The Car Industry and Video Marketing

Now, Detroit has hosted an auto show for over a century. So, I’m not arguing that automotive marketers should skip this annual event, which attracts the public as well as the press. What I am saying is that the brands need to shift into a higher gear if they want to keep up with the influencers in the automotive category. According to Tubular’s General Automotive Leaderboard, 265 creators in the United States and Canada uploaded videos to one of the four major video platforms over the past 365 days. These videos have received 11.7 billion (yes, that billion with a “B”) views.

In first place in the General Automotive category is the Motor Trend Channel, which has 7,257,851 followers overall (3,696,901 on YouTube; 2,949,967 on Facebook; 334,226 on Instagram; and 276,757 on Twitter). The Motor Trend Channel got 23,754,148 views in November 2015 (23,394,169 on YouTube; 292,499 on Facebook; and 67,480 on Instagram).

Now, Motor Trend magazine has been published since September 1949. But, that doesn’t mean that it was better positioned to leverage video marketing than automakers and suppliers that have been in business even longer. Heck, Red Bull is a media company disguised as an energy drink company. So, the only limit on what a brand can do on YouTube, Facebook, Instagram, or Vine is “the vision thing.”

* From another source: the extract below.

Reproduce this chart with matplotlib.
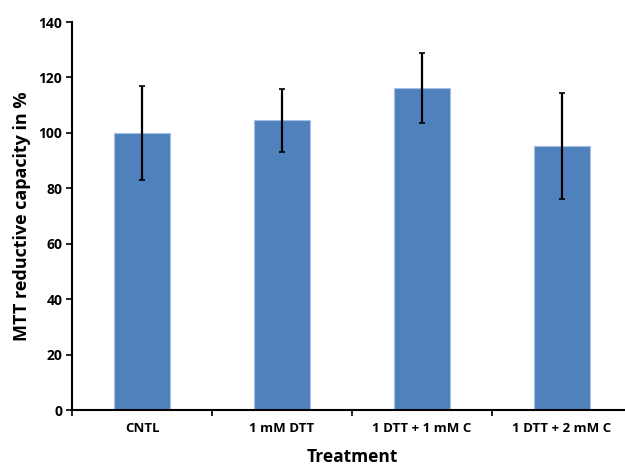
import matplotlib
matplotlib.use("Agg")
import matplotlib.pyplot as plt
import numpy as np

categories = ["CNTL", "1 mM DTT", "1 DTT + 1 mM C", "1 DTT + 2 mM C"]
values = [100.0, 104.5, 116.2, 95.3]
errors = [17.0, 11.4, 12.5, 19.2]
yticks = [0, 20, 40, 60, 80, 100, 120, 140]

plt.rcParams['font.family'] = ['Open Sans', 'DejaVu Sans']

fig = plt.figure(figsize=(6.25, 4.66), dpi=100)
ax = fig.add_axes([72/625, 1-410/466, (632-72)/625, (410-22)/466])

x = np.arange(len(categories))
ax.bar(x, values, width=0.4, color="#4F81BD", edgecolor="#A9C0E0", linewidth=0.8, zorder=2)
ax.errorbar(x, values, yerr=errors, fmt='none', ecolor='black', elinewidth=1.6,
            capsize=2.5, capthick=1.2, zorder=3)

ax.set_xlim(-0.5, len(categories) - 0.5)
ax.set_ylim(0, 140)
ax.set_yticks(yticks)
ax.set_yticklabels([str(t) for t in yticks], fontsize=10, fontweight='bold')
ax.set_xticks(x)
ax.set_xticklabels(categories, fontsize=9.5, fontweight='bold')
ax.set_xticks(np.arange(-0.5, len(categories), 1.0), minor=True)
ax.tick_params(axis='x', which='major', length=0, pad=9)
ax.tick_params(axis='x', which='minor', length=4, width=1.2, direction='out')
ax.tick_params(axis='y', length=4, width=1.2, direction='out', pad=3)

for s in ['top', 'right']:
    ax.spines[s].set_visible(False)
for s in ['left', 'bottom']:
    ax.spines[s].set_linewidth(1.5)
    ax.spines[s].set_color('black')

ax.set_ylabel("MTT reductive capacity in %", fontsize=13, fontweight='bold', labelpad=5)
ax.set_xlabel("Treatment", fontsize=12.5, fontweight='bold', labelpad=9)

fig.savefig("out.png", dpi=100)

So, if gearheads get their automotive adrenaline charge on the Motor Trend channel, then most major automakers have no one to blame but themselves. From first drives and tests of the hottest new supercars and classic muscle cars to the latest automotive news from around the world, to the incredible machinery and personalities from beyond the automotive mainstream, the Motor Trend channel has it all, delivered daily. For more premium video content, auto enthusiasts can visit Motor Trend OnDemand.

In second place in the General Automotive category is Toyota USA, which has 3,650,211 followers overall (125,793 on YouTube; 2,628,537 on Facebook; 323,418 on Instagram; 19,367 on Vine; and 553,096 on Twitter). Toyota USA got 31,452,008 views in November 2015 (6,521,240 on YouTube; 24,770,131 on Facebook; 152,379 on Instagram; and 8,258 on Vine).

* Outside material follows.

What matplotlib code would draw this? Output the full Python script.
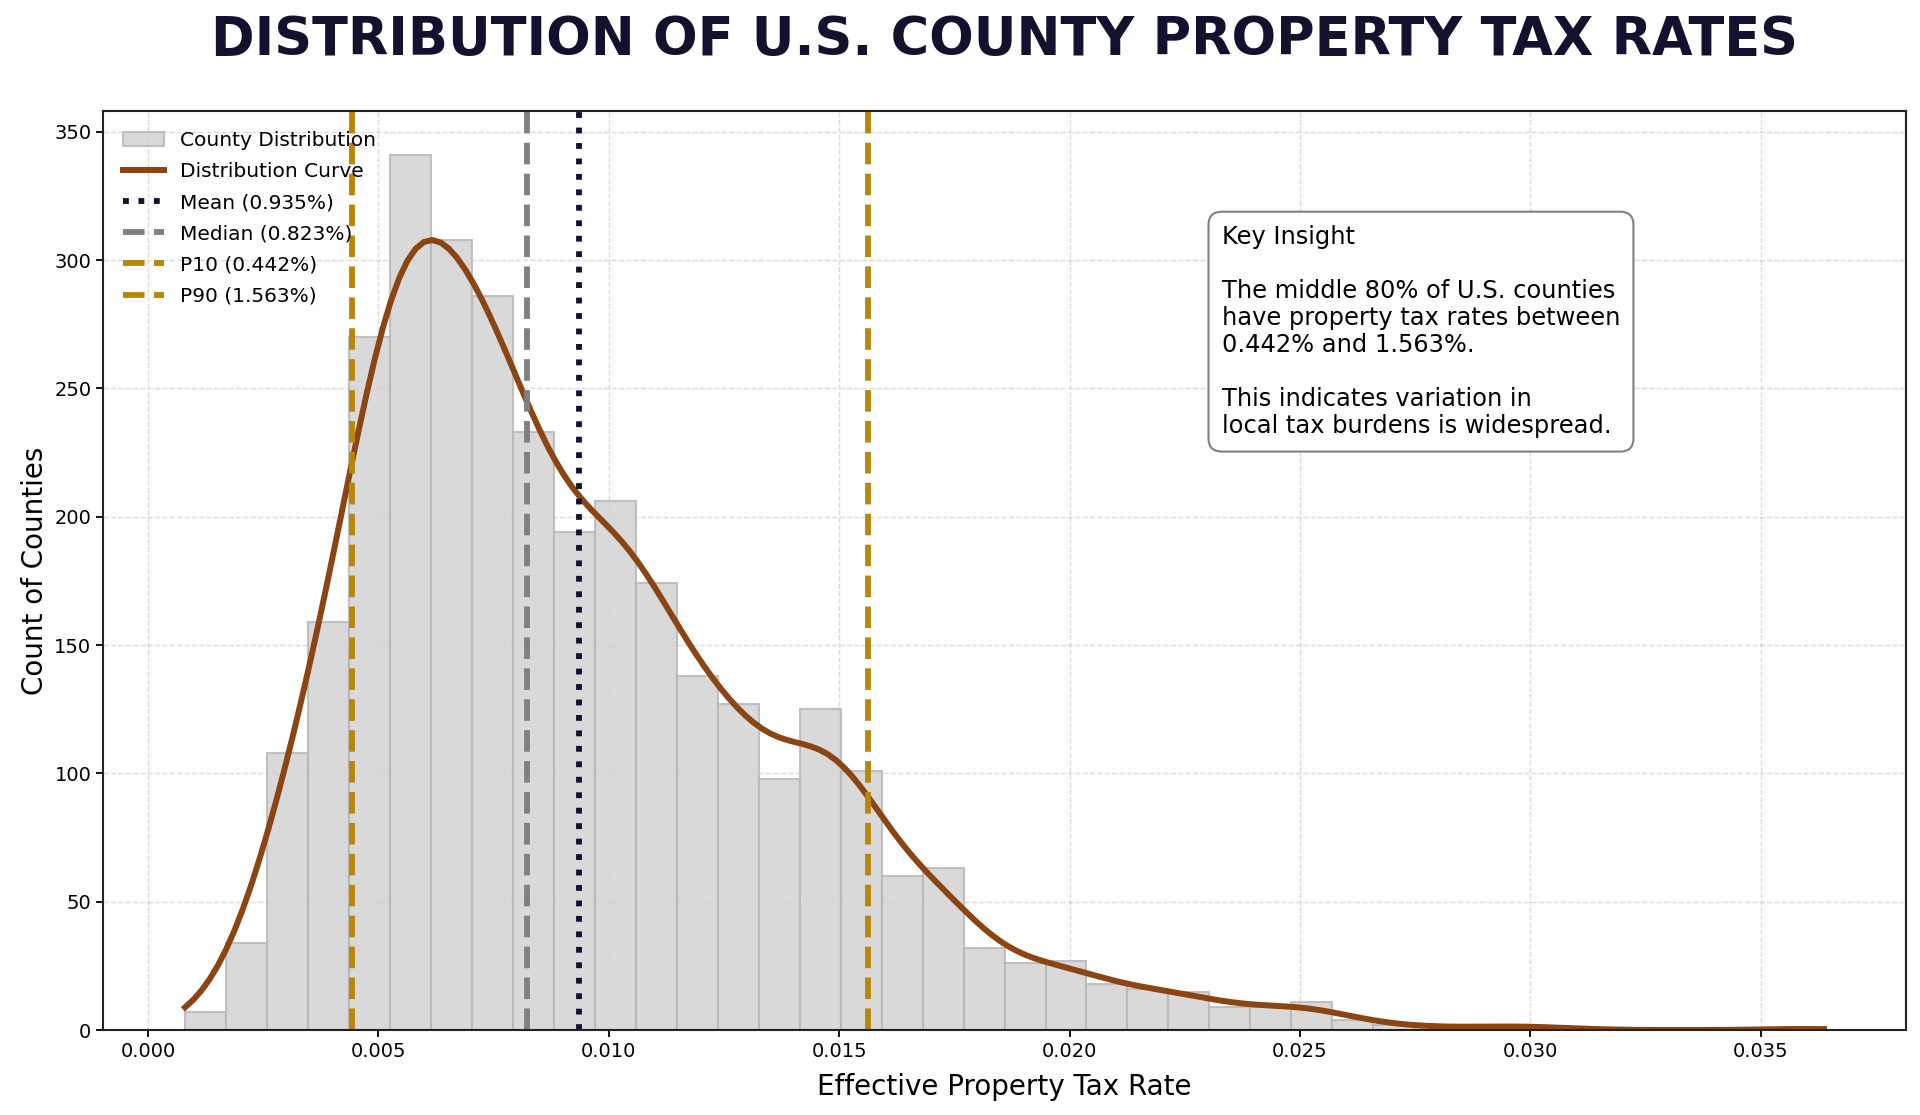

In third place is 1320Video, which provides some of the best street car videos around the United States. It has 4,669,767 followers overall and got 29,902,980 views in November. In fourth place is Honda with 5,380,097 followers overall and 1,819,633 views in November. In fifth place is Ford Today with 5,305,502 followers overall and 3,073,854 views in November. In sixth place is BMW USA with 3,123,789 followers overall and 4,476,798 views in November.

North americam auto show But where are other automotive brands like Cadillac, Chevrolet, Chrysler, Dodge, Fiat, KIA, Land Rover, Lexus, Lincoln, Mazda, Mercedes-Benz, MINI, Porsche, Subaru, Tesla, Volkswagen, and Volvo? Well, they are all going to be at NAIAS. But, to be charitable, let’s just say they rank lower in Tubular’s General Automotive Leaderboard than Daily Military Defense & Archive, maxman.tv, and Haggard Garage.

That’s what I mean about being stuck in second gear.

How big an opportunity are they missing? Well, as I mentioned back in November, consumers are increasingly turning online to research and review the car they are looking to purchase, and video is playing a big part in the customer sales cycle. Nearly 70% of people who used YouTube as part of their car buying process were influenced by what they watched. And views on YouTube of test drives, features and options, and walk-throughs have doubled in the past year.

So, as the auto industry gathers in Detroit today, I’ve got to wonder why so many automakers seem to be driving into the future with their eyes firmly focused on the rear view mirror. Only a handful seem to have a clear vision of what an effective or successful video marketing program looks like.